**Exercise task**
List every line in this data where the string "with" occurs.

-- Begin --

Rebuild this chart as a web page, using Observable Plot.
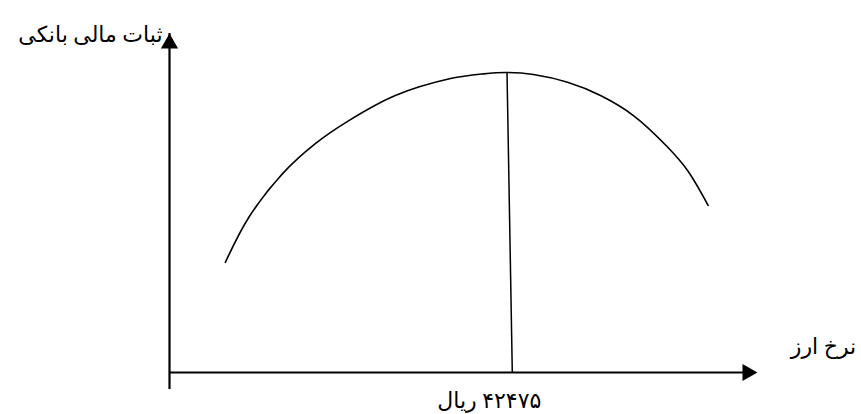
<!DOCTYPE html>
<html>
<head>
<meta charset="utf-8">
<script src="https://cdn.jsdelivr.net/npm/d3@7"></script>
<script src="https://cdn.jsdelivr.net/npm/@observablehq/plot@0.6"></script>
<style>
  html, body { margin: 0; padding: 0; background: #fff; }
  #chart svg { display: block; }
  .rtl text { direction: rtl; }
</style>
</head>
<body>
<div id="chart"></div>
<script>
// Curve: bank financial stability vs exchange rate (schematic, arbitrary units 0–100)
const curveX = [9.5, 13.5, 19.2, 24.8, 30.5, 38.4, 47.8, 53.4, 57.3, 61.9, 67.7, 73.3, 78.9, 84.7, 88.1, 91.6];
const curveY = [32.5, 45.8, 58.6, 67.5, 74.3, 81.7, 86.7, 88.1, 88.5, 87.9, 85.6, 81.7, 75.8, 66.5, 59.6, 49.3];

// Optimal exchange-rate marker line (top at peak, bottom on the x axis)
const markerTop = {x: 57.4, y: 88.6};
const markerBottom = {x: 58.3, y: 0};

// Axis extents
const xAxisRange = [0, 100];
const yAxisRange = [-2.1, 100];

// Texts
const yLabel = "ثبات مالی بانکی";
const xLabel = "نرخ ارز";
const markerLabel = "۴۲۴۷۵ ریال";

const curve = curveX.map((x, i) => ({x, y: curveY[i]}));
const font = "'Times New Roman', 'Liberation Serif', 'DejaVu Sans', serif";

const chart = Plot.plot({
  width: 861,
  height: 414,
  marginLeft: 169,
  marginRight: 104,
  marginTop: 33,
  marginBottom: 42,
  x: {domain: [0, 100], axis: null},
  y: {domain: [0, 100], axis: null},
  style: {background: "#fff", fontFamily: font},
  marks: [
    // y axis
    Plot.ruleX([xAxisRange[0]], {y1: yAxisRange[0], y2: yAxisRange[1], stroke: "#000", strokeWidth: 2.2, insetTop: 10}),
    Plot.dot([{x: xAxisRange[0], y: yAxisRange[1]}], {x: "x", y: "y", symbol: "triangle", r: 6.4, fill: "#000", stroke: "none", dy: 10}),
    // x axis
    Plot.ruleY([0], {x1: xAxisRange[0], x2: xAxisRange[1], stroke: "#000", strokeWidth: 2.2, insetRight: 10}),
    Plot.dot([{x: xAxisRange[1], y: 0}], {x: "x", y: "y", symbol: "triangle", r: 6.4, rotate: 90, fill: "#000", stroke: "none", dx: -10}),
    // curve
    Plot.line(curve, {x: "x", y: "y", curve: "catmull-rom", stroke: "#000", strokeWidth: 1.6}),
    // marker line
    Plot.link([{a: markerTop, b: markerBottom}], {x1: d => d.a.x, y1: d => d.a.y, x2: d => d.b.x, y2: d => d.b.y, stroke: "#000", strokeWidth: 1.5}),
    // labels
    Plot.text([yLabel], {x: xAxisRange[0], y: yAxisRange[1], text: d => d, textAnchor: "end", dx: -7, dy: 1, fontSize: 22, fill: "#000"}),
    Plot.text([xLabel], {x: xAxisRange[1], y: 0, text: d => d, textAnchor: "middle", dx: 66, dy: -26, fontSize: 22, fill: "#000"}),
    Plot.text([markerLabel], {x: markerBottom.x, y: markerBottom.y, text: d => d, textAnchor: "middle", dx: -23, dy: 28, fontSize: 22, fill: "#000", className: "rtl"})
  ]
});
document.getElementById("chart").appendChild(chart);
</script>
</body>
</html>
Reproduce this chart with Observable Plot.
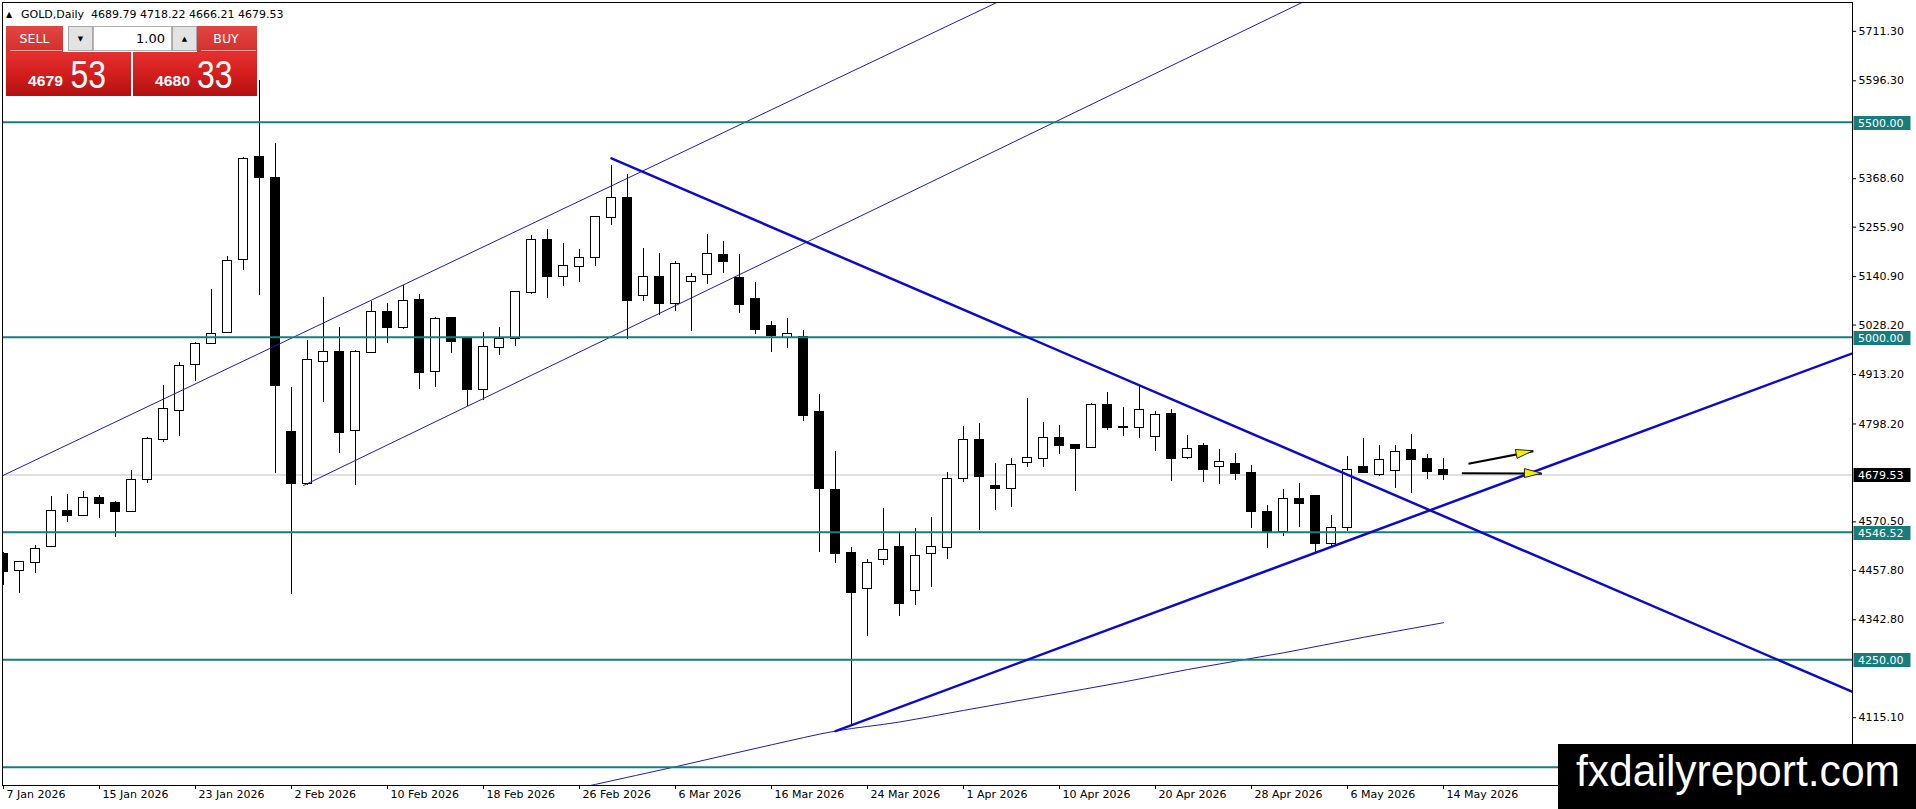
<!DOCTYPE html>
<html>
<head>
<meta charset="utf-8">
<script src="https://cdn.jsdelivr.net/npm/d3@7"></script>
<script src="https://cdn.jsdelivr.net/npm/@observablehq/plot@0.6"></script>
<style>
  html, body { margin: 0; padding: 0; background: #ffffff; overflow: hidden; }
  #wrap { position: relative; width: 1916px; height: 809px; }
  #chart svg { display: block; }
  #overlay { position: absolute; left: 0; top: 0; pointer-events: none; }
</style>
</head>
<body>
<div id="wrap">
  <div id="chart"></div>
  <svg id="overlay" width="1916" height="809" xmlns="http://www.w3.org/2000/svg">
    <defs>
      <linearGradient id="bigRed" x1="0" y1="0" x2="0" y2="1">
        <stop offset="0" stop-color="#e53030"/>
        <stop offset="0.5" stop-color="#d41e1e"/>
        <stop offset="1" stop-color="#b01010"/>
      </linearGradient>
      <linearGradient id="btnRed" x1="0" y1="0" x2="0" y2="1">
        <stop offset="0" stop-color="#e14542"/>
        <stop offset="1" stop-color="#d3302c"/>
      </linearGradient>
    </defs>
    <!-- title -->
    <text x="6" y="16.5" font-family="DejaVu Sans" font-size="8" fill="#000">▲</text>
    <text x="21" y="17.5" font-family="DejaVu Sans" font-size="11" fill="#000" xml:space="preserve">GOLD,Daily  4689.79 4718.22 4666.21 4679.53</text>
    <!-- trade panel -->
    <rect x="6" y="26" width="57" height="26" fill="url(#btnRed)"/>
    <line x1="10" y1="50.5" x2="62" y2="50.5" stroke="#ef9a97" stroke-width="1"/>
    <text x="34.5" y="43" text-anchor="middle" font-family="DejaVu Sans" font-size="12.5" fill="#fff">SELL</text>
    <rect x="68.5" y="26.5" width="24" height="24" fill="#e3e3e3" stroke="#a8a8a8"/>
    <text x="80.5" y="41" text-anchor="middle" font-family="DejaVu Sans" font-size="7" fill="#000">▼</text>
    <rect x="93.5" y="26.5" width="78" height="24" fill="#ffffff" stroke="#b4b4b4"/>
    <text x="165" y="43" text-anchor="end" font-family="DejaVu Sans" font-size="13" fill="#000">1.00</text>
    <rect x="172.5" y="26.5" width="24" height="24" fill="#e3e3e3" stroke="#a8a8a8"/>
    <text x="184.5" y="41" text-anchor="middle" font-family="DejaVu Sans" font-size="7" fill="#000">▲</text>
    <rect x="197" y="26" width="60" height="26" fill="url(#btnRed)"/>
    <line x1="201" y1="50.5" x2="256" y2="50.5" stroke="#ef9a97" stroke-width="1"/>
    <text x="226" y="43" text-anchor="middle" font-family="DejaVu Sans" font-size="12.5" fill="#fff">BUY</text>
    <rect x="6" y="52" width="125" height="44" fill="url(#bigRed)"/>
    <rect x="133" y="52" width="124" height="44" fill="url(#bigRed)"/>
    <text x="28" y="86" font-family="Liberation Sans" font-weight="bold" font-size="14" fill="#fff" textLength="35" lengthAdjust="spacingAndGlyphs">4679</text>
    <text x="70.5" y="87.5" font-family="Liberation Sans" font-size="38" fill="#fff" textLength="35.5" lengthAdjust="spacingAndGlyphs">53</text>
    <text x="155" y="86" font-family="Liberation Sans" font-weight="bold" font-size="14" fill="#fff" textLength="35" lengthAdjust="spacingAndGlyphs">4680</text>
    <text x="197" y="87.5" font-family="Liberation Sans" font-size="38" fill="#fff" textLength="35.5" lengthAdjust="spacingAndGlyphs">33</text>
    <!-- watermark -->
    <rect x="1558" y="744" width="358" height="65" fill="#000"/>
    <text x="1576" y="786" font-family="Liberation Sans" font-size="44" fill="#fff" textLength="324" lengthAdjust="spacingAndGlyphs">fxdailyreport.com</text>
    <g id="priceBoxes" font-family="DejaVu Sans" font-size="11" text-anchor="start"></g>
  </svg>
</div>
<script>
// ---------- DATA ----------
// bar index 0 = 7 Jan 2026 ... 90 = 14 May 2026 (daily bars)
const open = [4495,4457,4477,4513,4595,4585,4626,4614,4594,4670,
              4761,4829,4936,4986,5012,5180,5417,5370,4778,4660,
              4944,4964,4783,4964,5057,5023,5085,4921,5043,4994,
              4878,4975,4996,5105,5226,5142,5164,5185,5278,5322,
              5096,5140,5079,5129,5145,5189,5137,5088,5024,5000,
              4999,4825,4644,4496,4415,4483,4510,4412,4496,4512,
              4671,4759,4652,4649,4709,4719,4764,4747,4743,4841,
              4790,4789,4770,4820,4720,4746,4699,4703,4682,4592,
              4548,4623,4630,4521,4558,4696,4680,4689,4736,4715,
              4689.79];
const high = [4500,4478,4515,4629,4634,4642,4631,4619,4690,4766,
              4888,4940,4988,5110,5188,5417,5598,5450,4884,4992,
              5093,5022,4970,5084,5078,5120,5099,5045,5043,4994,
              5011,5023,5106,5237,5251,5217,5204,5279,5400,5378,
              5206,5195,5176,5148,5239,5223,5192,5127,5037,5043,
              5016,4866,4734,4512,4483,4601,4543,4554,4580,4686,
              4792,4799,4706,4717,4857,4801,4795,4749,4845,4872,
              4837,4886,4827,4832,4771,4752,4738,4729,4701,4608,
              4645,4659,4632,4585,4723,4764,4748,4748,4774,4727,
              4718.22];
const low = [4423,4405,4451,4510,4569,4583,4579,4535,4593,4659,
             4754,4770,4897,4985,5010,5156,5098,4682,4401,4655,
             4849,4730,4655,4962,4986,5019,4878,4884,4963,4839,
             4853,4958,4978,5099,5091,5118,5128,5164,5259,4994,
             5082,5051,5060,5014,5123,5147,5054,5007,4965,4973,
             4804,4500,4474,4096,4305,4470,4350,4376,4417,4482,
             4661,4550,4597,4605,4698,4698,4727,4641,4742,4783,
             4770,4765,4735,4664,4715,4663,4657,4667,4554,4508,
             4537,4558,4500,4512,4549,4684,4675,4647,4637,4668,
             4666.21];
const close = [4455,4477,4507,4595,4585,4626,4614,4595,4667,4761,
               4831,4933,4984,5007,5177,5414,5372,4888,4659,4946,
               4964,4778,4964,5057,5023,5082,4919,5040,4991,4878,
               4975,4994,5105,5226,5141,5164,5182,5278,5322,5086,
               5140,5079,5170,5138,5192,5175,5077,5017,5005,5006,
               4817,4649,4498,4407,4473,4504,4381,4491,4512,4668,
               4759,4675,4649,4701,4719,4764,4747,4740,4840,4791,
               4789,4829,4819,4719,4738,4693,4709,4682,4594,4548,
               4622,4613,4521,4554,4689,4685,4713,4733,4715,4687,
               4679.53];

const dateLabelBars = [0, 6, 12, 18, 24, 30, 36, 42, 48, 54, 60, 66, 72, 78, 84, 90];
const dateLabels = ["7 Jan 2026", "15 Jan 2026", "23 Jan 2026", "2 Feb 2026", "10 Feb 2026",
  "18 Feb 2026", "26 Feb 2026", "6 Mar 2026", "16 Mar 2026", "24 Mar 2026", "1 Apr 2026",
  "10 Apr 2026", "20 Apr 2026", "28 Apr 2026", "6 May 2026", "14 May 2026"];

const priceTicks = [5711.30, 5596.30, 5368.60, 5255.90, 5140.90, 5028.20, 4913.20,
  4798.20, 4570.50, 4457.80, 4342.80, 4115.10];

const levels = [5500.00, 5000.00, 4546.52, 4250.00, 4000.00];
const labelledLevels = [5500.00, 5000.00, 4546.52, 4250.00];
const bidPrice = 4679.53;

// moving-average curve (read at sample bars)
const maBars   = [35, 37, 42, 48, 52, 56, 60, 65, 70, 74, 80, 85, 90];
const maValues = [3943, 3960, 4001, 4052, 4084, 4105, 4132, 4165, 4198, 4227, 4266, 4302, 4336];

// trend lines: anchor points [bar, price]
const upperChannelBars = [-1, 63];
const upperChannelPrices = [4661.3, 5794.7];
const lowerChannelBars = [18.75, 82];
const lowerChannelPrices = [4655, 5793.5];
const descTrendBars = [38, 116];
const descTrendPrices = [5416, 4168];
const ascTrendBars = [52, 116];
const ascTrendPrices = [4084, 4968.5];

// arrows: start bar/price -> end bar/price
const arrowStartBars = [91.56, 91.15];
const arrowStartPrices = [4705.6, 4683.8];
const arrowEndBars = [95.62, 96.15];
const arrowEndPrices = [4734.9, 4682.6];

// ---------- BUILD ----------
const candles = open.map((o, i) => ({i, o, h: high[i], l: low[i], c: close[i]}));
const upC = candles.filter(d => d.c > d.o);
const dnC = candles.filter(d => d.c <= d.o);
const ma = maBars.map((b, k) => ({bar: b, value: maValues[k]}));
const mkLine = (bs, ps) => bs.map((b, k) => ({bar: b, price: ps[k]}));
const upperChannel = mkLine(upperChannelBars, upperChannelPrices);
const lowerChannel = mkLine(lowerChannelBars, lowerChannelPrices);
const descTrend = mkLine(descTrendBars, descTrendPrices);
const ascTrend = mkLine(ascTrendBars, ascTrendPrices);
const arrows = arrowStartBars.map((b, k) => ({x1: b, y1: arrowStartPrices[k], x2: arrowEndBars[k], y2: arrowEndPrices[k]}));

const TEAL = "#187c7c";
const THIN_BLUE = "#1e1ea6";
const THICK_BLUE = "#0c0cc8";
const halfBody = 0.31;

const chart = Plot.plot({
  width: 1916,
  height: 809,
  marginLeft: 2,
  marginRight: 64,
  marginTop: 2,
  marginBottom: 24,
  x: {domain: [-0.0625, 115.5625], axis: null},
  y: {domain: [3957.4, 5778.4], axis: null},
  style: {fontFamily: "DejaVu Sans", fontSize: "11px", background: "#ffffff", color: "#000000"},
  marks: [
    Plot.ruleY([bidPrice], {stroke: "#c0c0c0", strokeWidth: 1}),
    Plot.ruleX(candles, {x: "i", y1: "l", y2: "h", stroke: "black", strokeWidth: 1, shapeRendering: "crispEdges", clip: true}),
    Plot.rect(upC, {x1: d => d.i - halfBody, x2: d => d.i + halfBody, y1: "o", y2: "c",
      fill: "white", stroke: "black", strokeWidth: 1, insetTop: -0.5, insetBottom: -0.5,
      shapeRendering: "crispEdges", clip: true}),
    Plot.rect(dnC, {x1: d => d.i - halfBody, x2: d => d.i + halfBody, y1: "o", y2: "c",
      fill: "black", stroke: "black", strokeWidth: 1, insetTop: -0.5, insetBottom: -0.5,
      shapeRendering: "crispEdges", clip: true}),
    Plot.line(ma, {x: "bar", y: "value", stroke: THIN_BLUE, strokeWidth: 1, curve: "monotone-x", clip: true}),
    Plot.line(upperChannel, {x: "bar", y: "price", stroke: THIN_BLUE, strokeWidth: 1, clip: true}),
    Plot.line(lowerChannel, {x: "bar", y: "price", stroke: THIN_BLUE, strokeWidth: 1, clip: true}),
    Plot.ruleY(levels, {stroke: TEAL, strokeWidth: 2}),
    Plot.line(descTrend, {x: "bar", y: "price", stroke: THICK_BLUE, strokeWidth: 2.5, clip: true}),
    Plot.line(ascTrend, {x: "bar", y: "price", stroke: THICK_BLUE, strokeWidth: 2.5, clip: true}),
    Plot.link(arrows, {x1: "x1", y1: "y1", x2: "x2", y2: "y2", stroke: "black", strokeWidth: 2}),
    Plot.frame({stroke: "black", strokeWidth: 1}),
    Plot.axisY(priceTicks, {anchor: "right", tickSize: 3, tickPadding: 3,
      tickFormat: d => d.toFixed(2), label: null, fontSize: 11}),
    Plot.axisX(dateLabelBars, {anchor: "bottom", tickSize: 4, tickFormat: () => "", label: null}),
    Plot.text(dateLabelBars, {x: d => d, text: d => dateLabels[dateLabelBars.indexOf(d)],
      frameAnchor: "bottom", dy: 12, dx: 3, textAnchor: "start", fontSize: 11})
  ]
});
document.getElementById("chart").appendChild(chart);

// ---------- level labels and arrow heads, placed with Plot's own scales ----------
const xs = chart.scale("x");
const ys = chart.scale("y");
const boxes = d3.select("#priceBoxes");
const right = 1852;
function priceBox(v, fill) {
  const y = Math.round(ys.apply(v));
  boxes.append("rect").attr("x", right + 1.5).attr("y", y - 6).attr("width", 57).attr("height", 14)
    .attr("fill", fill);
  boxes.append("text").attr("x", right + 6).attr("y", y + 1).attr("dy", "0.35em")
    .attr("text-anchor", "start").attr("fill", "#fff").text(v.toFixed(2));
}
labelledLevels.forEach(v => priceBox(v, TEAL));
priceBox(bidPrice, "#000");

const g = d3.select(chart).append("g");
arrows.forEach(a => {
  const p1 = [xs.apply(a.x1), ys.apply(a.y1)];
  const p2 = [xs.apply(a.x2), ys.apply(a.y2)];
  const dx = p2[0] - p1[0], dy = p2[1] - p1[1];
  const len = Math.hypot(dx, dy);
  const ux = dx / len, uy = dy / len;
  const nx = -uy, ny = ux;
  const L = 17, w = 4.5;
  const bx = p2[0] - ux * L, by = p2[1] - uy * L;
  const pts = [[p2[0], p2[1]], [bx + nx * w, by + ny * w], [bx - nx * w, by - ny * w]];
  g.append("polygon").attr("points", pts.map(p => p.join(",")).join(" "))
    .attr("fill", "#f0f000").attr("stroke", "#222").attr("stroke-width", 1);
});
</script>
</body>
</html>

-- End --

**Result of the exercise**
Reproduce this chart with Observable Plot.
// ---------- level labels and arrow heads, placed with Plot's own scales ----------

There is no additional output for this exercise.